Getting set up with a Medicare plan when you turn 65 is actually a requirement.  There are exceptions if you have coverage elsewhere – EXCLUDING health plans set up on ACA (Obamacare) exchanges, but if you do, you have other sources of counseling to get the details.  This article is for the majority of people who are eligible for Medicare and need to know the exact rules surrounding that program.

As stated above, signing up for Medicare is a requirement.  You have a six-month window in which to get set up that starts three months before your 65th birthday and ends three months after.  If you fall outside of that window, you will pay penalties – for a lifetime.

Over 10,000 people turn 65 every day.  Of the 12 million or so individuals who have health insurance coverage through the ACA marketplace, about 3.4 million are ages 55 to 64.  If you continue with that coverage beyond 65, the federal government can bill you for all of the subsidy dollars you received since your 65th birthday if you do not leave the plan.

How Medicare works

There are four parts to Medicare labeled A, B, C and D.  Part A (Hospital Coverage) applies to everyone and comes at no cost to Medicare recipients.  Part B (Outpatient Care – routine doctors’ visits) costs $170.10 per month in 2022.  The combination of parts A and B is called “Traditional Medicare”.

Traditional Medicare covers 80% of the costs of your medical care.  Many people opt for a “Medigap” insurance plan often called Medicare Supplement.  This coverage covers the other 20%.  It is important to know that it is health-based n its pricing and coverage is guaranteed in the initial setting up of your Medicare program.  Beyond this initial period, however, you must be health-approved to change coverage.  With any significant health situations, you may not be accepted if you want to make a change but, once established you cannot be dropped.

We will get to Part C below, but Part D is prescription drug coverage.  It is optional and generally not too expensive.  There are many different Part D plans available and provide co-pays from zero to a percentage of the drug’s retail price depending on the type of drug and your type of plan.

Part C is called “Medicare Advantage”.  This program includes Parts A and B benefits, and typically Part D, as well as some extras like some dental and vision benefits.  Medicare Advantage Plans could have lower premiums than Traditional Medicare, but also have more restrictions like pre-authorization, more limited doctor choices, in-network benefits, and geographic boundaries.  If you plan to travel, this may not be the best alternative.  Despite what Joe Namath preaches on TV, all that “free stuff” may not be realistic – or even a great deal for you – once you have all of the details.  Get good advice in making this decision.

Timing is Critical

There are late enrollment penalties for some aspects of Medicare. For Part B, if you do not sign up on time, you could face a penalty that amounts to a 10% higher monthly base Part B premium for each 12-month period you should have been enrolled but were not. What is  more, those penalties generally are life-lasting. You can face additional costs for being late to enroll in Medicare and for being late getting out of the ACA marketplace.

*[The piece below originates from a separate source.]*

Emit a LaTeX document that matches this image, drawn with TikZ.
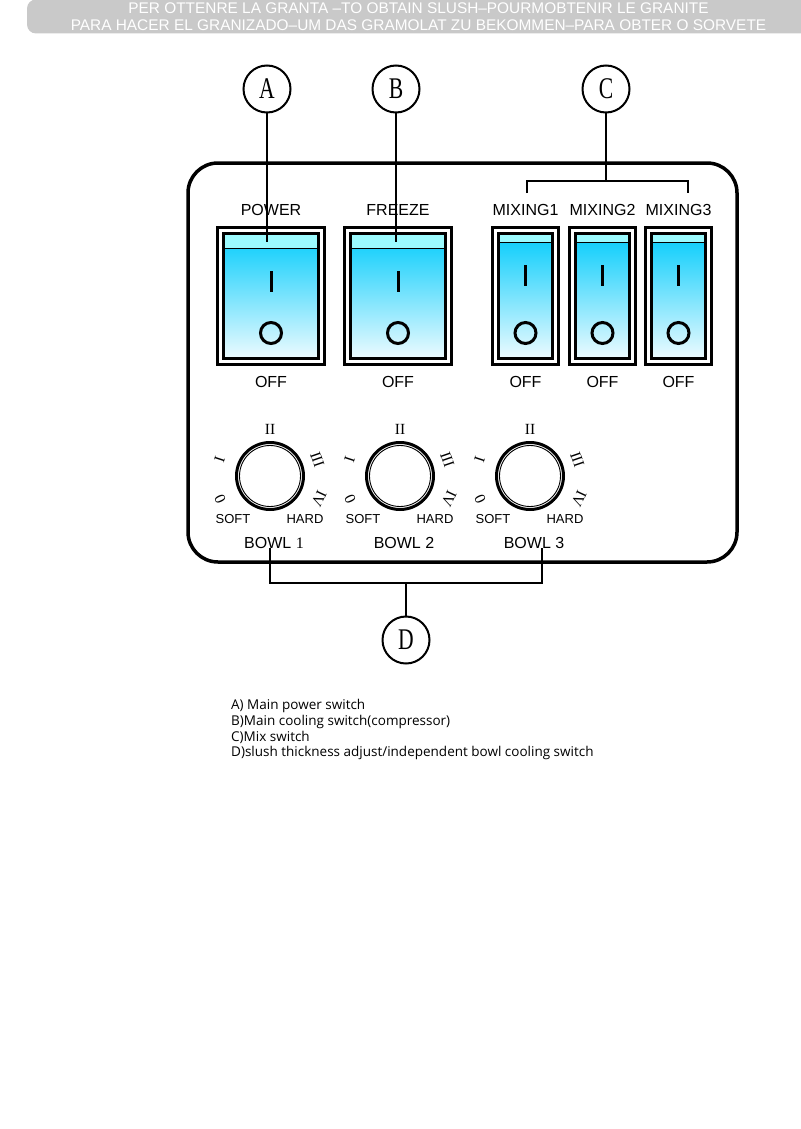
\documentclass[tikz,border=0pt]{standalone}
\usepackage{fontspec}
\setmainfont{Liberation Sans}
\newfontfamily\tagfont{Liberation Serif}[FakeStretch=0.72]
\newfontfamily\numfont{Liberation Serif}
\newfontfamily\notefont{Open Sans}
\usetikzlibrary{positioning}
\definecolor{barGray}{HTML}{C9C9C9}
\definecolor{stripCyan}{HTML}{9CFBFF}
\definecolor{rockerBlue}{HTML}{00CBFB}
\definecolor{rockerPale}{HTML}{F2FCFF}

\begin{document}
\begin{tikzpicture}[
x=1pt, y=-1pt,
font=\fontsize{16}{18}\selectfont,
banner/.style={fill=barGray, rounded corners=9pt, minimum width=783pt, minimum height=34pt, inner sep=0pt, align=center, text=white, font=\fontsize{15.4}{16.8}\selectfont},
tag/.style={circle, draw, line width=2pt, minimum size=47pt, inner sep=0pt, font=\tagfont\fontsize{30}{30}\selectfont},
lead/.style={line width=2pt},
panel/.style={draw, line width=3.5pt, rounded corners=30pt, minimum width=549pt, minimum height=399pt},
rocker/.style={draw, line width=3.2pt, double=white, double distance=3pt, top color=rockerBlue, bottom color=rockerPale, minimum height=130.6pt, inner sep=0pt},
strip/.style={path picture={
  \fill[stripCyan] (path picture bounding box.north west) rectangle ([yshift=-#1]path picture bounding box.north east);
  \draw[line width=1pt] ([yshift=-#1]path picture bounding box.north west) -- ([yshift=-#1]path picture bounding box.north east);}},
glyph/.style={line width=3pt},
caption/.style={inner sep=0pt, font=\fontsize{16}{18}\selectfont},
knob/.style={circle, draw, line width=3pt, minimum size=67pt, inner sep=0pt, fill=white},
numeral/.style={inner sep=0pt, font=\numfont\fontsize{15.5}{15.5}\selectfont},
small/.style={inner sep=0pt, font=\fontsize{13}{15}\selectfont},
note/.style={inner sep=0pt, align=left, font=\notefont\fontsize{13.5}{15.6}\selectfont}
]
\useasboundingbox (0,0) rectangle (800,1129);

% heading bar
\node[banner] (banner) at (418.5,16.5) {PER OTTENRE LA GRANTA --TO OBTAIN SLUSH--POURMOBTENIR LE GRANITE\\PARA HACER EL GRANIZADO--UM DAS GRAMOLAT ZU BEKOMMEN--PARA OBTER O SORVETE};

% control panel
\node[panel] (panel) at (462.5,362.5) {};

% main switches
\node[rocker, strip=18pt, minimum width=100.6pt] (power) at (271,296) {};
\node[rocker, strip=18pt, minimum width=100.6pt] (freeze) at (398,296) {};
\draw[glyph] ([yshift=25pt]power.center) -- ([yshift=4pt]power.center);
\draw[glyph] ([yshift=-37pt]power.center) circle (10.5pt);
\draw[glyph] ([yshift=25pt]freeze.center) -- ([yshift=4pt]freeze.center);
\draw[glyph] ([yshift=-37pt]freeze.center) circle (10.5pt);
\node[caption, above=13pt of power] (powerlbl) {POWER};
\node[caption, above=13pt of freeze] (freezelbl) {FREEZE};
\node[caption, below=13pt of power] (poweroff) {OFF};
\node[caption, below=13pt of freeze] (freezeoff) {OFF};

% mixing switches
\foreach \m/\x in {1/525.5,2/602.5,3/678.5} {
  \node[rocker, strip=12pt, minimum width=59.6pt] (mix\m) at (\x,296) {};
  \draw[glyph] ([yshift=31pt]mix\m.center) -- ([yshift=10pt]mix\m.center);
  \draw[glyph] ([yshift=-37pt]mix\m.center) circle (10.5pt);
  \node[caption, above=13pt of mix\m] (mix\m lbl) {MIXING\m};
  \node[caption, below=13pt of mix\m] (mix\m off) {OFF};
}

% thickness knobs
\foreach \k/\x/\bowl in {1/270/{BOWL {\numfont 1}},2/400/BOWL 2,3/530/BOWL 3} {
  \node[knob] (knob\k) at (\x,476) {};
  \draw[line width=0.9pt] (knob\k.center) circle (30.5pt);
  \foreach \ang/\rad/\num in {90/47/II,162/53/I,205/55/0,19/50/III,-25/54/IV}
    \node[numeral, rotate=\ang-90] (dial\k\num) at ([shift={(\ang:\rad pt)}]knob\k.center) {\num};
  \node[small] (soft\k) at (\x-37,519) {SOFT};
  \node[small] (hard\k) at (\x+35,519) {HARD};
  \node[caption] (bowl\k) at (\x+4,543) {\bowl};
}

% callouts
\node[tag] (tagA) at (267,89) {A};
\node[tag] (tagB) at (396,89) {B};
\node[tag] (tagC) at (606,89) {C};
\node[tag] (tagD) at (406,640) {D};
\coordinate (powerTop) at (267,242);
\coordinate (freezeTop) at (396,242);
\coordinate (mixL) at (527,193);
\coordinate (mixJoin) at (606,181);
\coordinate (mixR) at (688,193);
\coordinate (bowlL) at (270,548);
\coordinate (bowlJoin) at (406,583);
\coordinate (bowlR) at (542,548);
\draw[lead] (tagA) -- (powerTop);
\draw[lead] (tagB) -- (freezeTop);
\draw[lead] (tagC) -- (mixJoin);
\draw[lead] (mixL) |- (mixJoin) -| (mixR);
\draw[lead] (bowlL) |- (bowlJoin) -| (bowlR);
\draw[lead] (bowlJoin) -- (tagD);

% legend
\node[note, anchor=north west] (legend) at (231,699.5) {A) Main power switch\\B)Main cooling switch(compressor)\\C)Mix switch\\D)slush thickness adjust/independent bowl cooling switch};
\end{tikzpicture}
\end{document}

While Part D is optional, there’s a penalty if you want coverage after not signing up when you were first eligible. The fee is 1% of the monthly national base premium ($33.37 in 2022) for each full month that you could have had coverage but did not.  You do have options for Part D depending on your preferences for coverage and co-pays that range from $7 to $99 instead of the national base premium of $33.37.

Once you are eligible and enrolled in Medicare, you have the opportunity to switch Part D plans once a year during open enrollment (October to December – you will see lots of TV commercials during that period).  It is a good idea to evaluate your Prescription Drug Coverage and/or Advantage Plan coverage as they can change drastically from year to year.  Many people have found out too late that their preferred physician in no longer in-network, or an expensive prescription is no longer on the formulary (the drugs covered by  your plan).